Windows 7 External drives no longer recognized

Cosmonium

New Member
Using Windows 7 for 9 months with two external drives. This morning, neither drive is recognized. In Disk Management, both drives appear as "Unknown," and I am advised to "initialize disk." I right click on the drive and choose to initialize disk, but the reply I get is "Invalid Function." One of these hard drives contains my backup. I have read many related posts, but not found one that is specific to my situation.
 
I assume these are USB. Try disconnecting both properly reboot the system then plug the drive back in. I had one that was cranky like that and that took care of it. You may want to unplug power to the drives after you disconnect them. What make and model are they?
Joe
 
Thanks for replying, Joe. I had already done as you suggested, but tried it again anyway. My two external drives are still only seen as "unknown" in disk manager. One of the drives is an Iomega 250GB and the other is actually an internal drive from an old computer now in a housing. I have had no problem whatsoever accessing and using these drives until now. Windows sees all other peripherals, including my iPhone.
 
Using Windows 7 for 9 months with two external drives. This morning, neither drive is recognized. In Disk Management, both drives appear as "Unknown," and I am advised to "initialize disk." I right click on the drive and choose to initialize disk, but the reply I get is "Invalid Function." One of these hard drives contains my backup. I have read many related posts, but not found one that is specific to my situation.


How many primary partitions do you have? There can be four primary partitions. One of them can be an extended partition, which can contain any number of logical partitions.
 
How many primary partitions do you have? There can be four primary partitions. One of them can be an extended partition, which can contain any number of logical partitions.

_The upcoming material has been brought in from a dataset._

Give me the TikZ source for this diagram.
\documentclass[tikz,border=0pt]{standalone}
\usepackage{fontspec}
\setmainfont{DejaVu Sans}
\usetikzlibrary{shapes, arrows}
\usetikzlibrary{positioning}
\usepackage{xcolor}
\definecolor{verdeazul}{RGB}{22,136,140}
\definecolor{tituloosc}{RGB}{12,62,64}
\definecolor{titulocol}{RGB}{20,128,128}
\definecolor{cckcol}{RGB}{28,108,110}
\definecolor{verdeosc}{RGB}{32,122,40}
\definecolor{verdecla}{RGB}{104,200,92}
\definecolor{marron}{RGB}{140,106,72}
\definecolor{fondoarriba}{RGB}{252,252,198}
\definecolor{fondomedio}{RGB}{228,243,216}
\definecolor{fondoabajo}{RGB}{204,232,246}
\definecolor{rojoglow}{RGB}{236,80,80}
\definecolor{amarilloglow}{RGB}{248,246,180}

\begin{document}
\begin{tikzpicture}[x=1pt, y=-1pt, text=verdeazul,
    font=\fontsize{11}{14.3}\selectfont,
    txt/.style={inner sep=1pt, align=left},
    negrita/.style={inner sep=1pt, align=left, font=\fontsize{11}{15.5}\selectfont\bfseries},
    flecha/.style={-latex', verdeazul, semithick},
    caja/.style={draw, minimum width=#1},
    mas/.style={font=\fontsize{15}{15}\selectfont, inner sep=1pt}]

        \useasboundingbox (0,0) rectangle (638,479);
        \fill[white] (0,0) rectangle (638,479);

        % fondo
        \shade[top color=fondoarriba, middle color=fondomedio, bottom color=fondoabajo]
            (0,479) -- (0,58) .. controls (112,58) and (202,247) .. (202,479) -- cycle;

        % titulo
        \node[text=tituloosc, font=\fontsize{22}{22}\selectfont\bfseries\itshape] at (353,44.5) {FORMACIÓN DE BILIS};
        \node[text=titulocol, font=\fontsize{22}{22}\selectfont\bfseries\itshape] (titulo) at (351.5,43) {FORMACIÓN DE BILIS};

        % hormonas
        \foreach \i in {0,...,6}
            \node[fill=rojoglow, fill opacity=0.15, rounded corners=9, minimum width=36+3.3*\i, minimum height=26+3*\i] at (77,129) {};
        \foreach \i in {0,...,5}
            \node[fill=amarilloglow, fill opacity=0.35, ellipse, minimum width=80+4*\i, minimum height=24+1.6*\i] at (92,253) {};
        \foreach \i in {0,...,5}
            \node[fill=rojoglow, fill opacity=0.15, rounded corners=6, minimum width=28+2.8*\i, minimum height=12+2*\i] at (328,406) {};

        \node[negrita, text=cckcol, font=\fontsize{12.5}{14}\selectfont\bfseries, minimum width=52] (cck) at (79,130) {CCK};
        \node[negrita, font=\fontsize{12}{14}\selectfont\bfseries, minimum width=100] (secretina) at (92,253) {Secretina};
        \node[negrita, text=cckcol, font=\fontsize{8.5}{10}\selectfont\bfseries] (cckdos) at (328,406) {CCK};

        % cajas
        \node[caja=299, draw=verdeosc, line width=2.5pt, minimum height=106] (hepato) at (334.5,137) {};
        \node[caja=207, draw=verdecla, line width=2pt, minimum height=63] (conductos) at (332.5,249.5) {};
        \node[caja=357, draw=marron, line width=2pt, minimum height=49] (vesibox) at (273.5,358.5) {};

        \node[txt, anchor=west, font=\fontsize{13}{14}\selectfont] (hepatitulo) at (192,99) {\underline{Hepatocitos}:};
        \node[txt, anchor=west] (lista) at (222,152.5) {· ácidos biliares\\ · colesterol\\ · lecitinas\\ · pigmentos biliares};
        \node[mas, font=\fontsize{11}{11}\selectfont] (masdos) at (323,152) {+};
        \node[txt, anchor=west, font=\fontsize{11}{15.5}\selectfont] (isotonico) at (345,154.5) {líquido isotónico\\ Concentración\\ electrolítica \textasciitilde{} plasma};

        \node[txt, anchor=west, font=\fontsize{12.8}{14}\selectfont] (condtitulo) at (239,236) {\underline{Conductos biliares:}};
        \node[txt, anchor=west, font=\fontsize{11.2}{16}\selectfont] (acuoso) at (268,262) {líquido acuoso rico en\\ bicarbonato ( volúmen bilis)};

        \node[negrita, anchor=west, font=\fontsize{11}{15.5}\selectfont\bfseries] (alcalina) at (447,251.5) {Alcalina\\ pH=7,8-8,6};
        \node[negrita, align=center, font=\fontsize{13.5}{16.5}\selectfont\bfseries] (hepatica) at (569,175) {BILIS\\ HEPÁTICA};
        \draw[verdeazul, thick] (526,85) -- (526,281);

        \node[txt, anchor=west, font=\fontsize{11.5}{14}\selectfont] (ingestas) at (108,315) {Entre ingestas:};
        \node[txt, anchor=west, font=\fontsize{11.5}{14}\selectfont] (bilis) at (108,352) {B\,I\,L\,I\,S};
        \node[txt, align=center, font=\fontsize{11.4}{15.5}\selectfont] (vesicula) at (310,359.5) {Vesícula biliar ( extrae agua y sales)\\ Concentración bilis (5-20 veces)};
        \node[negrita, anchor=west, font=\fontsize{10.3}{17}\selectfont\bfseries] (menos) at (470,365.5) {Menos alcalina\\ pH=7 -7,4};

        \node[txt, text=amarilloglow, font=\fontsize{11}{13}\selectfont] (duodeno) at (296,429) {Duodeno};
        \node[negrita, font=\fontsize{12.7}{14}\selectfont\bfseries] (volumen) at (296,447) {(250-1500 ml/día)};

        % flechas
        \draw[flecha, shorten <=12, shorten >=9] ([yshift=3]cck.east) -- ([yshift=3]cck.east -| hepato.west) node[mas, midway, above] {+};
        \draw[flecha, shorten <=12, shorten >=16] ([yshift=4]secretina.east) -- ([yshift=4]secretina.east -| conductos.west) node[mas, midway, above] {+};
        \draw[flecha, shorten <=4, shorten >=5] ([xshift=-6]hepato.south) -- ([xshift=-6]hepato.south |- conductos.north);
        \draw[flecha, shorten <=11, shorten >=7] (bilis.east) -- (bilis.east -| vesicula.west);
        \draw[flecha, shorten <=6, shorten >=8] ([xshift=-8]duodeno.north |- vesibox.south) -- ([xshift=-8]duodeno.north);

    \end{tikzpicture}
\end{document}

I have never partitioned my C drive, so it is in whatever state it came in. My recovery drive is designated D, so can I assume I have two primary partitions?
 
Yes, you do, C and D. Can you see the external drives in device manager, what does it say about them in tabs "General" and "Driver"?
 
I had the same problem, a couple of weeks ago, with two USB external drives that had been absolutely fine for several years. Windows reported no problem when I eventually managed to persuade it to read them again, but backup failed part way and they again became "unreadable". Powering down and restarting brought them back.

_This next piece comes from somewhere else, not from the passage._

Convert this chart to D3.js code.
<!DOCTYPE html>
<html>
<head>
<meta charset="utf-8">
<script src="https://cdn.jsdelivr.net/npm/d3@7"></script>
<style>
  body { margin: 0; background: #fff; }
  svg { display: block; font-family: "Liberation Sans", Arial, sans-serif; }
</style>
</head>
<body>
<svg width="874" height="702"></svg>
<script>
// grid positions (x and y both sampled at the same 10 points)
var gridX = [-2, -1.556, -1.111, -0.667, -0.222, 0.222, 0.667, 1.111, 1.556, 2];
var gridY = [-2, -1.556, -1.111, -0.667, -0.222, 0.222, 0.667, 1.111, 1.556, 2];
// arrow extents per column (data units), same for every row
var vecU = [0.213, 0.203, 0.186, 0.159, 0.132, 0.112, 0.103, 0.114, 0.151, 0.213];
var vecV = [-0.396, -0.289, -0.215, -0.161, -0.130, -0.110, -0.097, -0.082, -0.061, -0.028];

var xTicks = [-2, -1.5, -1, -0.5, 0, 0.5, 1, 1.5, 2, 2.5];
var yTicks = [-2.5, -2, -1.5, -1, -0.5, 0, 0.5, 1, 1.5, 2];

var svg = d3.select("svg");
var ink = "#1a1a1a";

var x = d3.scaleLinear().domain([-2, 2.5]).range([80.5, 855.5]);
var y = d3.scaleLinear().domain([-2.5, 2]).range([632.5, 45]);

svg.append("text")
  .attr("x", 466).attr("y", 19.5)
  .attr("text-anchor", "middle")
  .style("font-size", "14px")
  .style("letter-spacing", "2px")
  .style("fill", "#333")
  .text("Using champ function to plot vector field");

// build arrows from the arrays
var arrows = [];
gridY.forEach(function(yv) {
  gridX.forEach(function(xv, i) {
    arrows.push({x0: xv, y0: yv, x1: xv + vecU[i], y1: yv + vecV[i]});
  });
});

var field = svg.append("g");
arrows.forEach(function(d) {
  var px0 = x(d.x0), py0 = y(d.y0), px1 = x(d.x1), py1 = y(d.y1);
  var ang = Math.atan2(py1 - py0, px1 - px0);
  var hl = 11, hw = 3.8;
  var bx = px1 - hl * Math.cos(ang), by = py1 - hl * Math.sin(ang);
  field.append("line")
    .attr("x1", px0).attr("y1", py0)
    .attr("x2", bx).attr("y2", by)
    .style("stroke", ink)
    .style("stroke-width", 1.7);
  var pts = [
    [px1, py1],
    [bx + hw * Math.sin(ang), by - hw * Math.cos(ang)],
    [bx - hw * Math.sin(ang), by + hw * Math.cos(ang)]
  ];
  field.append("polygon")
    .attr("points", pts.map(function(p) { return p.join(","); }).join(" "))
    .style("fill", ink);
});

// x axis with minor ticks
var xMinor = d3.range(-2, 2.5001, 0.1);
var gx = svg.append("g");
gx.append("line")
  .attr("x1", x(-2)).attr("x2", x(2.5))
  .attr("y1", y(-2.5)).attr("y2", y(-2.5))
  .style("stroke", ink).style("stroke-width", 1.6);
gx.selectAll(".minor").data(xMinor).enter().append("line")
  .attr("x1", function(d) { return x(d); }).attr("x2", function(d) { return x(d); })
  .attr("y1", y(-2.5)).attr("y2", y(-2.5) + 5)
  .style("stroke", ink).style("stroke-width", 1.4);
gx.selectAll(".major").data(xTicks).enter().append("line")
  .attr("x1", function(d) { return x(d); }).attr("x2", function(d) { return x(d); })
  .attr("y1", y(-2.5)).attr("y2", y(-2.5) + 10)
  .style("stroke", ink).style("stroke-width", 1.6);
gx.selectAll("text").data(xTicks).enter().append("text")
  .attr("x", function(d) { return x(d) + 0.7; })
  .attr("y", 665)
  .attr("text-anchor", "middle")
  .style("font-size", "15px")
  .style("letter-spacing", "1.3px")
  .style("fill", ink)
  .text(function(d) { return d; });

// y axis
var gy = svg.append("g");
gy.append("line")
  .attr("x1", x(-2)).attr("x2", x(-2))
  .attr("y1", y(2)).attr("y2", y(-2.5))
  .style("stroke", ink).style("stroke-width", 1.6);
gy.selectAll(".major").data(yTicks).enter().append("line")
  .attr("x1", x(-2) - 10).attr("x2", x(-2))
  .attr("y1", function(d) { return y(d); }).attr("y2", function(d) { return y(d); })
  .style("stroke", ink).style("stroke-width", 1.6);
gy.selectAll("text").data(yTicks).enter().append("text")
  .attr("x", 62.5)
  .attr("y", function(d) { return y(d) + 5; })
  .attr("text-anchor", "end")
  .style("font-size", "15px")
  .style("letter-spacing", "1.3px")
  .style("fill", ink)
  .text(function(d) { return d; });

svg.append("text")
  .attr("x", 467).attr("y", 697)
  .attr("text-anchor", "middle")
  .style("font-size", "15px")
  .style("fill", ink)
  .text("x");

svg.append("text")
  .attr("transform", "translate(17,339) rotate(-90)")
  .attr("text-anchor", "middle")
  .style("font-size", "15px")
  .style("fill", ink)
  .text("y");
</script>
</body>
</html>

I suspected the Windows backup routine might be at fault, so I downloaded Paragon Backup 2010 Free. That told me that there was a problem with both drives and that they needed to be reformatted.

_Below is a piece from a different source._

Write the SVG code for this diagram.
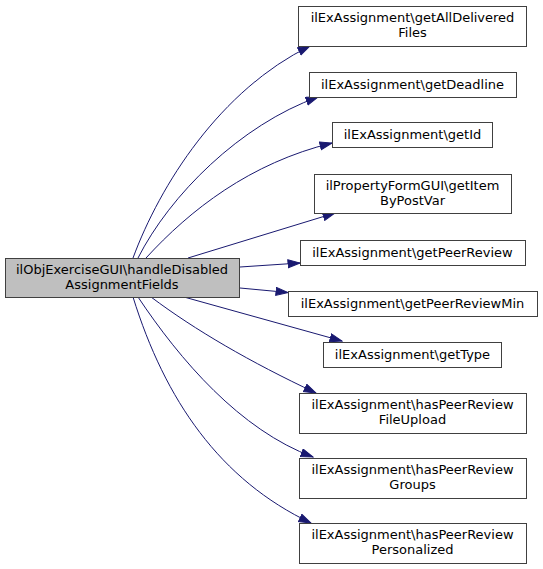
<svg xmlns="http://www.w3.org/2000/svg" width="543" height="569" viewBox="0 0 543 569">
<style>
.n rect{fill:#ffffff;stroke:#404040;stroke-width:1}
.m rect{fill:#bfbfbf;stroke:#404040;stroke-width:1}
text{font-family:"DejaVu Sans",sans-serif;font-size:13px;fill:#000000;text-anchor:middle}
.e path{fill:none;stroke:#191970;stroke-width:1;marker-end:url(#ah)}
</style>
<defs>
<marker id="ah" markerUnits="userSpaceOnUse" markerWidth="14" markerHeight="10" refX="12.5" refY="4.5" orient="auto">
<path d="M0.5,0.5 L12.5,4.5 L0.5,8.5 z" fill="#191970" stroke="#191970" stroke-width="1"/>
</marker>
</defs>
<rect width="543" height="569" fill="#ffffff"/>
<g id="edges" class="e">
<path d="M133,258 C160,185 220,90 310,46"/>
<path d="M138,258 C170,195 240,125 318,97"/>
<path d="M146,258 C190,210 250,163 332,143"/>
<path d="M188,258 L335,213"/>
<path d="M240,267 L300,263"/>
<path d="M240,288 L288,292.5"/>
<path d="M184,297 L342,341"/>
<path d="M151,297 C195,330 250,362 316,393"/>
<path d="M138,297 C180,360 240,430 313,457"/>
<path d="M133,297 C165,400 220,480 311,523"/>
</g>
<g id="main" class="m"><rect x="5.5" y="258.5" width="234" height="39"/><text x="122" y="274">ilObjExerciseGUI\handleDisabled</text><text x="122" y="289">AssignmentFields</text></g>
<g id="n1" class="n"><rect x="298.5" y="6.5" width="228" height="40"/><text x="412.5" y="22">ilExAssignment\getAllDelivered</text><text x="412.5" y="37">Files</text></g>
<g id="n2" class="n"><rect x="309.5" y="72.5" width="207" height="25"/><text x="412.5" y="89">ilExAssignment\getDeadline</text></g>
<g id="n3" class="n"><rect x="332.5" y="122.5" width="160" height="25"/><text x="412.5" y="139">ilExAssignment\getId</text></g>
<g id="n4" class="n"><rect x="314.5" y="174.5" width="197" height="39"/><text x="412.5" y="190">ilPropertyFormGUI\getItem</text><text x="412.5" y="205">ByPostVar</text></g>
<g id="n5" class="n"><rect x="300.5" y="240.5" width="225" height="25"/><text x="412.5" y="257">ilExAssignment\getPeerReview</text></g>
<g id="n6" class="n"><rect x="288.5" y="291.5" width="249" height="25"/><text x="412.5" y="308">ilExAssignment\getPeerReviewMin</text></g>
<g id="n7" class="n"><rect x="323.5" y="342.5" width="178" height="25"/><text x="412.5" y="359">ilExAssignment\getType</text></g>
<g id="n8" class="n"><rect x="299.5" y="393.5" width="227" height="40"/><text x="412.5" y="409">ilExAssignment\hasPeerReview</text><text x="412.5" y="424">FileUpload</text></g>
<g id="n9" class="n"><rect x="299.5" y="458.5" width="227" height="40"/><text x="412.5" y="474">ilExAssignment\hasPeerReview</text><text x="412.5" y="489">Groups</text></g>
<g id="n10" class="n"><rect x="299.5" y="523.5" width="227" height="40"/><text x="412.5" y="539">ilExAssignment\hasPeerReview</text><text x="412.5" y="554">Personalized</text></g>
</svg>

I deleted and recreated the partition on each, reformatted them, and they worked again fine. Paragon also says they are OK now. It was odd that both went offline the same day, after years of flawless operation, and when neither had been "used" for some days.

I don't know if a Windows 7 update did something - I seem to get an awful lot of updates these days.

I worried that they are on their way out, so I bought a brand new (fast) Verbatim 1Tb eSATA drive, but I find to my annoyance that eSATA does not work with Windows 7, so I am having to use the drive as USB. A different problem.

My suggestion would be: if there's stuff on them you need, back it up to another drive first, then repartition and reformat them.